Efficient and Privacy-Preserving Cryptographic Key Derivation From Continuous Sources

The procedure for extracting a cryptographic key from noisy sources, such as biometrics and physically uncloneable functions (PUFs), is known as fuzzy extractor (FE). Although FE constructions deal with discrete sources, most noisy sources are continuous. In the continuous case, it is required to transform the source to a discrete one. We introduce a 1) model-based uncoupling construction that directly deals with the continuous noisy source and produces helper data uncoupling the discrete representation from the noisy source, guaranteeing the diversity of the discrete representation, and making it more robust and a 2) strengthened uncoupled fuzzy extractor , suitable for privacy-preserving applications, which integrates an additional fixed authentication factor and obtains a key uncoupled to the noisy sources and unlinkable helper data.
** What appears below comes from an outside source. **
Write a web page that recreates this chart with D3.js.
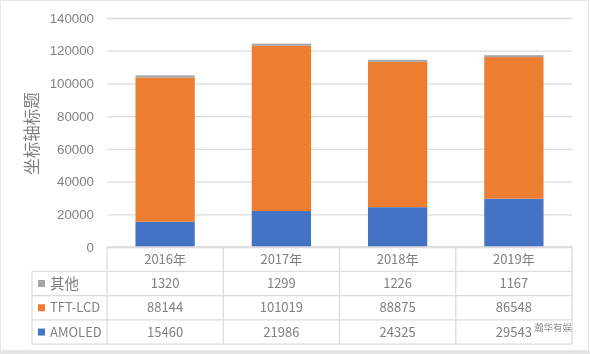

We present optimal model-based uncoupling constructions for Gaussian sources. Specifically, we show how to: 1) extract one or multiple bits from a single Gaussian source; 2) extract one bit from several unreliable Gaussian sources; and 3) provide a general procedure to obtain an optimal uncoupled FE from Gaussian source(s). Our experiments show that the proposed constructions achieve much higher security levels for wide operational scenarios, approximately doubling the obtained effective key length without affecting false rejection rates.